Thanks for your reply..

Could you please elaborate... I have picked the report ... Peripheral Skill group real time all fields and selected the current field from the grid and selected CallsQNow and right click and set threshold- has only options to change the text color and background color or put in the link for the image under image location

I do not see any option to play sound .. My Cuic is on version : Version:8.5(2) build 1 (8_5_2_10000_90)

Your prompt response would be appreciated.

Thanks
Ram

You would have to play the sound yourself using the Windows API. You will need to refer to Microsoft for doing that. I was not referring to doing any of this with CUIC (which is out of scope for this forum).

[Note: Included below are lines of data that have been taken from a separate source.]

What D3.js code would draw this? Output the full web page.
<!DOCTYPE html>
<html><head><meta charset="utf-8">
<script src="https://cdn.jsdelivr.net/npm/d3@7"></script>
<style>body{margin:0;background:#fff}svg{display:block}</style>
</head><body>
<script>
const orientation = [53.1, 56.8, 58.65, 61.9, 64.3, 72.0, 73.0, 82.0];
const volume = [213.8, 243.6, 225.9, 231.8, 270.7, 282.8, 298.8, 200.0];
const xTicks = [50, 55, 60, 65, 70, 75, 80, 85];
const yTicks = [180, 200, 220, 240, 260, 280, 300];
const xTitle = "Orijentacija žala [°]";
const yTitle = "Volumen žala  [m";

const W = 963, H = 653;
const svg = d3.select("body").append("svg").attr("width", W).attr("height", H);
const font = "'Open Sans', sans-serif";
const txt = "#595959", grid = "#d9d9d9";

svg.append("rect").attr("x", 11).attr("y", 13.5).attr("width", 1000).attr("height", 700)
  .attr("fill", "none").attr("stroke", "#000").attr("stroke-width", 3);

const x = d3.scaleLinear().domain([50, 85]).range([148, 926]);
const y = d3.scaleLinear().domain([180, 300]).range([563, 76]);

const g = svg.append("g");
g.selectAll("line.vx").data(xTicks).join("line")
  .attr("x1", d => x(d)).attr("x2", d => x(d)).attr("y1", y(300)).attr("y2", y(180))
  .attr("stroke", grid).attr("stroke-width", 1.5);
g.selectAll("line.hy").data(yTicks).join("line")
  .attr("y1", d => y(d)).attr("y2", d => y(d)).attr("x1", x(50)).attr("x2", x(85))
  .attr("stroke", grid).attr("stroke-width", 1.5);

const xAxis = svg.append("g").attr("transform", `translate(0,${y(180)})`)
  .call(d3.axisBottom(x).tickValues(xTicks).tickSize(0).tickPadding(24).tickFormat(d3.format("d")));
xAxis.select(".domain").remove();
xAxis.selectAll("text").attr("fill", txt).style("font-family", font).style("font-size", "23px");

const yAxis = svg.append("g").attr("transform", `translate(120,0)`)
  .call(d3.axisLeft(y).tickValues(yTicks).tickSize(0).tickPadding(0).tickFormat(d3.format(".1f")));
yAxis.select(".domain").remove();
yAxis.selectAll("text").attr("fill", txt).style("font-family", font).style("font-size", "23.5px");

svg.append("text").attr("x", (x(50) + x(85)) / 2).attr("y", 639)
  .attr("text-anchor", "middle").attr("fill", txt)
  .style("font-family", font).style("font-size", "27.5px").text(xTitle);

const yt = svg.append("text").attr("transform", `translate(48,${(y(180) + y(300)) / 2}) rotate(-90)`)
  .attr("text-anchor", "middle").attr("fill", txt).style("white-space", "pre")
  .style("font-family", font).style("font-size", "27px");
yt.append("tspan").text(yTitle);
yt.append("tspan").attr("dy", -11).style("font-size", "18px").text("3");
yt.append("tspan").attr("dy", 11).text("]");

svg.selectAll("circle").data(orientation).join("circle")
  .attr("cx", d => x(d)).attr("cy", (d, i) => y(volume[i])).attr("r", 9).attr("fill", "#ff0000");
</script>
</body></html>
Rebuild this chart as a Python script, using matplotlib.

I was referring to obtaining the SkillGroupStatistics via the CTIOS API.

Hi David
 
Do you have any document on how to do this ... do i have to go back to my cisco accounts team or the people who build the CTI toolkit for me. to enhance the toolkit ?
if you could please ellobrate that would be great
 
Thanks
Ram

I do not know what you mean by people building the toolkit for you. You would need to enhance your application to enable sound using the Windows native sound API. You can receive skillgroupstatistics and then handle the statistics any way you choose (such as highlighting it or playing a sound). There is a thread on how to enable skillgroupstatistics here
http://developer.cisco.com/web/ctios/forums/-/message_boards/message/6430448

Another way to handle this is on the ICM system itself and a small windows utility or the desktop whatever you like. I did an app years ago on 7.2 that where the ICM Server itself would call a microapp in the Callflow that would call send a broadcast( or multicast ) packet out on the network that would then be caught by a small windows utility that would play a sound when it got one of those packets. The nice thing about using this was that you could build it as a stand alone or a CTIOS desktop so that non-CTIOS employees could be notified as well such as executives.